His place doesn’t have a name, and it doesn’t need a name -it’s the only hang out on the coast of Dar-es-salaam. It’s located on the famous Oyster Bay where families lay out picnics by the side of their cars every sunday and young men lounge on the bonnets of their cars to woo the ladies.
Alfonse tells me that people save for weeks to be able visit his bar once a month. It never used to be this way and he’ll be joining us on the programme this evening to tell us more.
And here’s Dina, the local florist. She’s no ordinary florist. From a one woman band, her business is now flourishing throughout Africa. She’s quite star here in Dar. It was after a handful of locals mentioned her name that I decided to track her down to invite her onto the show.
We’ll also be joined by some professionals from the great basketball match we saw yesterday. Here’s what they had to say.
The IMF and some of Africa’s most influential policy makers are meeting here to try and come up with solutions to reduce the impact of the economic crisis on Africa.

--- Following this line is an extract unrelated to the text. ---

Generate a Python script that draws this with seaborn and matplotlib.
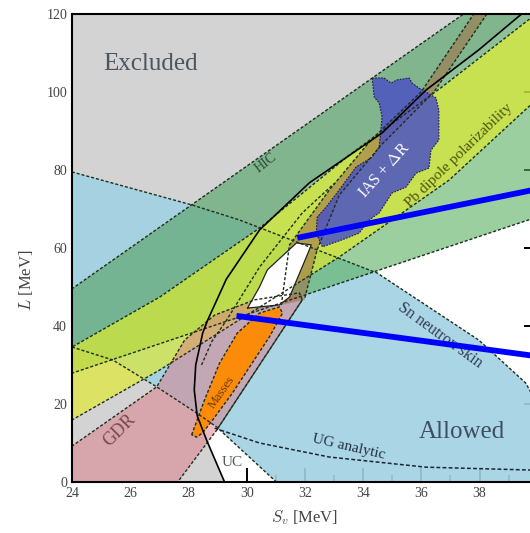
import matplotlib
matplotlib.use("Agg")
import matplotlib.pyplot as plt
from matplotlib.ticker import MultipleLocator
import seaborn as sns

sns.set_theme(style="ticks")
plt.rcParams["font.family"] = ["Liberation Serif", "DejaVu Serif"]
plt.rcParams["mathtext.fontset"] = "cm"

# ---- constraint regions in the (S_v, L) plane, both in MeV ----
# unitary-gas bound: everything to the left of this curve is excluded
ug_S = [29.30, 29.24, 28.62, 28.30, 28.20, 28.25, 28.49, 28.66, 29.30, 30.44, 32.15, 34.65, 36.16, 37.97, 39.60]
ug_L = [-3.0, 0.0, 10.8, 17.0, 23.6, 30.0, 38.2, 41.5, 52.0, 64.6, 76.7, 89.5, 100.5, 110.8, 121.0]

# inner contour running beside the upper branch
inner_S = [28.45, 28.80, 29.31, 30.44, 31.91, 33.00]
inner_L = [30.0, 36.0, 41.5, 55.1, 69.0, 76.5]

# Sn neutron skin
sn_up_S = [23.0, 24.0, 28.14, 29.75, 34.48, 37.97, 39.58, 40.60, 41.20, 41.30]
sn_up_L = [81.5, 79.5, 71.0, 67.2, 53.6, 36.4, 25.4, 12.0, 0.0, -3.0]
sn_lo_S = [23.0, 24.0, 25.40, 26.91, 28.28, 28.97, 31.02, 31.45]
sn_lo_L = [36.5, 34.6, 31.3, 24.4, 17.7, 14.1, 0.0, -3.0]

# heavy-ion collisions
hic_up_S = [23.0, 38.0]
hic_up_L = [44.3, 122.9]
ridge_S = [23.0, 24.0, 27.01, 30.44, 33.52, 36.71, 39.68, 40.20]
ridge_L = [30.0, 34.6, 47.4, 65.1, 83.8, 101.3, 118.5, 121.5]

# Pb dipole polarizability
pb_lo_S = [23.0, 24.0, 27.01, 33.18, 36.95, 39.68, 40.50]
pb_lo_L = [13.5, 15.9, 28.7, 57.7, 77.4, 96.2, 101.0]

# broad green band (lower edge; shares the ridge as upper edge)
gb_lo_S = [23.0, 24.0, 39.68, 40.50]
gb_lo_L = [25.4, 27.9, 67.2, 69.3]

# giant dipole resonances
gdr_S = [23.0, 24.0, 26.91, 27.87, 28.90, 30.27, 31.81, 31.91, 28.97, 27.60, 27.45, 23.0]
gdr_L = [4.0, 9.2, 24.4, 36.4, 42.8, 46.7, 48.5, 46.7, 13.3, -0.3, -3.0, -3.0]

# narrow tan band through the IAS region
tan_S = [31.19, 31.47, 32.84, 34.27, 35.99, 37.80, 38.25, 36.43, 34.62, 33.18, 32.42, 31.98]
tan_L = [45.4, 60.8, 74.9, 87.7, 100.0, 120.0, 120.0, 100.0, 86.4, 73.6, 59.5, 46.7]

# nuclear masses
mass_S = [28.11, 28.21, 28.55, 29.07, 29.68, 30.44, 31.12, 31.23, 30.78, 30.10, 29.51, 28.83, 28.49, 28.28]
mass_L = [12.1, 14.1, 21.0, 30.5, 38.2, 43.3, 44.9, 43.3, 37.2, 29.5, 22.8, 15.9, 12.6, 11.5]

# isobaric analog states + neutron skins
ias_S = [34.31, 34.72, 34.96, 35.16, 35.58, 35.68, 35.92, 36.16, 36.50, 36.60, 36.60, 36.33, 36.26,
         35.82, 35.47, 34.99, 34.55, 34.21, 33.86, 33.28, 32.60, 32.39, 32.42, 32.73, 33.18, 33.76,
         34.31, 34.55, 34.65, 34.55, 34.38]
ias_L = [103.6, 103.6, 102.3, 103.1, 103.6, 102.3, 101.0, 100.0, 98.5, 95.4, 87.7, 85.1, 80.5,
         79.2, 75.6, 74.1, 69.0, 67.2, 63.8, 62.1, 60.3, 63.8, 67.9, 70.5, 74.9, 80.8,
         83.3, 85.9, 93.6, 97.2, 98.7]

# common overlap of the experimental constraints
core_S = [30.03, 30.44, 30.71, 31.71, 32.22, 32.05, 31.47, 31.12]
core_L = [44.6, 50.0, 54.4, 61.3, 60.8, 57.7, 47.4, 45.4]

# unitary-gas analytic estimate
uga_S = [28.90, 30.44, 32.84, 36.16, 39.58, 40.50]
uga_L = [13.8, 10.0, 6.4, 3.8, 3.1, 2.9]

# pointer lines from the overlap region
ptr1_S = [31.74, 40.71]
ptr1_L = [62.6, 76.2]
ptr2_S = [29.65, 40.71]
ptr2_L = [42.6, 31.5]

x_ticks = [24, 26, 28, 30, 32, 34, 36, 38]
y_ticks = [0, 20, 40, 60, 80, 100, 120]


def band(up_S, up_L, lo_S, lo_L):
    return list(up_S) + list(lo_S)[::-1], list(up_L) + list(lo_L)[::-1]


fig = plt.figure(figsize=(5.30, 5.33), dpi=100)
ax = fig.add_axes([0.1358, 0.0957, 0.879, 0.878])
ax.set_xlim(24, 40)
ax.set_ylim(0, 120)
ax.set_facecolor("white")

# excluded region (left of the unitary-gas bound)
ex_S = ug_S + [39.6, 23.0, 23.0]
ex_L = ug_L + [126.0, 126.0, -3.0]
ax.fill(ex_S, ex_L, color="#d3d3d3", lw=0, zorder=1)

dash = dict(color="#1c2e1c", lw=1.0, ls=(0, (2.2, 1.4)), zorder=8)

# Sn neutron skin
s, l = band(sn_up_S, sn_up_L, sn_lo_S, sn_lo_L)
ax.fill(s, l, color="#a1d1e3", alpha=0.9, lw=0, zorder=2)

# broad green band
s, l = band(ridge_S, ridge_L, gb_lo_S, gb_lo_L)
ax.fill(s, l, color="#5aaf5f", alpha=0.6, lw=0, zorder=3)

# HIC
s, l = band(hic_up_S, hic_up_L, ridge_S, ridge_L)
ax.fill(s, l, color="#62aa74", alpha=0.72, lw=0, zorder=3)

# Pb dipole polarizability
s, l = band(ridge_S, ridge_L, pb_lo_S, pb_lo_L)
ax.fill(s, l, color="#e1eb28", alpha=0.65, lw=0, zorder=4)

# GDR
ax.fill(gdr_S, gdr_L, color="#dc7a86", alpha=0.5, lw=0, zorder=4)

# narrow tan band
ax.fill(tan_S, tan_L, color="#a07448", alpha=0.6, lw=0, zorder=5)

# masses
ax.fill(mass_S, mass_L, color="#ff8a00", alpha=0.95, lw=0, zorder=6)
ax.plot(mass_S + mass_S[:1], mass_L + mass_L[:1], **dash)

# IAS + dR
ax.fill(ias_S, ias_L, color="#4c52c4", alpha=0.85, lw=0, zorder=6)
ax.plot(ias_S + ias_S[:1], ias_L + ias_L[:1], color="#1c1c3c", lw=0.8, ls=(0, (1.5, 1.2)), zorder=8)

# common overlap
ax.fill(core_S, core_L, color="white", lw=0, zorder=7)
ax.plot(core_S + core_S[:1], core_L + core_L[:1], color="#222222", lw=0.9, zorder=8)

# band boundaries
for bs, bl in [(sn_up_S, sn_up_L), (sn_lo_S, sn_lo_L), (hic_up_S, hic_up_L), (ridge_S, ridge_L),
               (pb_lo_S, pb_lo_L), (gb_lo_S, gb_lo_L), (tan_S, tan_L), (inner_S, inner_L)]:
    ax.plot(bs, bl, **dash)
ax.plot(gdr_S[:9], gdr_L[:9], **dash)
ax.plot(gdr_S[7:11], gdr_L[7:11], **dash)

# unitary gas bound and analytic estimate
sns.lineplot(x=ug_S, y=ug_L, sort=False, estimator=None, ax=ax, color="black", lw=1.2, zorder=9)
sns.lineplot(x=uga_S, y=uga_L, sort=False, estimator=None, ax=ax, color="#1c2430", lw=1.1,
             linestyle=(0, (2.5, 1.5)), zorder=9)

# pointer lines
ax.plot(ptr1_S, ptr1_L, color="#0000ff", lw=4.2, solid_capstyle="butt", zorder=12, clip_on=False)
ax.plot(ptr2_S, ptr2_L, color="#0000ff", lw=4.2, solid_capstyle="butt", zorder=12, clip_on=False)

# labels
ax.text(26.71, 107.2, "Excluded", fontsize=18, color="#4a5560", ha="center", va="center", zorder=10)
ax.text(37.39, 12.8, "Allowed", fontsize=18, color="#3e4e60", ha="center", va="center", zorder=10)
ax.text(30.64, 81.8, "HIC", fontsize=10, color="#2e4a34", rotation=38, ha="center", va="center", zorder=10)
ax.text(37.29, 83.8, "Pb dipole polarizability", fontsize=11, color="#4e5210", rotation=44,
        ha="center", va="center", zorder=10)
ax.text(36.64, 37.7, "Sn neutron skin", fontsize=11.5, color="#2c3c50", rotation=-36,
        ha="center", va="center", zorder=10)
ax.text(34.72, 80.0, "IAS + $\\Delta$R", fontsize=11.5, color="white", rotation=48,
        ha="center", va="center", zorder=10)
ax.text(29.14, 23.1, "Masses", fontsize=9, color="#6a3a00", rotation=55, ha="center", va="center", zorder=10)
ax.text(25.64, 13.3, "GDR", fontsize=13, color="#7a4a52", rotation=45, ha="center", va="center", zorder=10)
ax.text(29.51, 4.9, "UC", fontsize=11, color="#505860", ha="center", va="center", zorder=10)
ax.text(33.52, 9.0, "UG analytic", fontsize=11, color="#203040", rotation=-13, ha="center", va="center", zorder=10)

# axes styling
ax.set_xticks(x_ticks)
ax.set_yticks(y_ticks)
ax.xaxis.set_minor_locator(MultipleLocator(1))
ax.yaxis.set_minor_locator(MultipleLocator(5))
ax.tick_params(which="major", direction="in", top=True, right=True, length=10, width=1.4,
               labelsize=10, labelcolor="#444444", color="black")
ax.tick_params(which="minor", direction="in", top=True, right=True, length=5, width=1.2, color="black")
for sp in ax.spines.values():
    sp.set_linewidth(1.5)
    sp.set_color("black")
    sp.set_zorder(20)
ax.set_xlabel(r"$S_v$ [MeV]", fontsize=12, color="#444444", labelpad=6)
ax.set_ylabel(r"$L$ [MeV]", fontsize=12, color="#444444")
ax.yaxis.set_label_coords(-0.079, 0.43)

fig.savefig("out.png", dpi=100)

But not everyone thinks there is a crisis and I’ve been amazed at how many people here feel that although things may not be ideal, they are getting by, people like Salim who will be speaking on the show. Their struggles are nothing new.
We’ll also be hearing stories from Senegal and Zambia about how the economic crisis is affecting people there.
Nick Moyo runs a few restaurants in Lusaka and will be joining us. He says Zambia is feeling the effects because there are fewer US dollars flowing into the country, and that’s bad news for his businesses.
The good news for Africa is that it has little direct exposure to the credit crisis. African banks have not invested much, if at all, in the problem financial assets at the heart of the crisis.
But the global downturn has undermined demand for many industrial commodities, which are important exports for several African countries. That includes oil in Nigeria, Angola and Equatorial Guinea, and copper in Zambia.
Remittances, money sent home by people working abroad, also look vulnerable.
As the US and Europe pursues a more protectionist approach – is it understandable that each country looks after itself? Will aid budgets have to be cut? Or was it the west that created this crisis and therefore it’s responsibliity to cushion the effects around the world?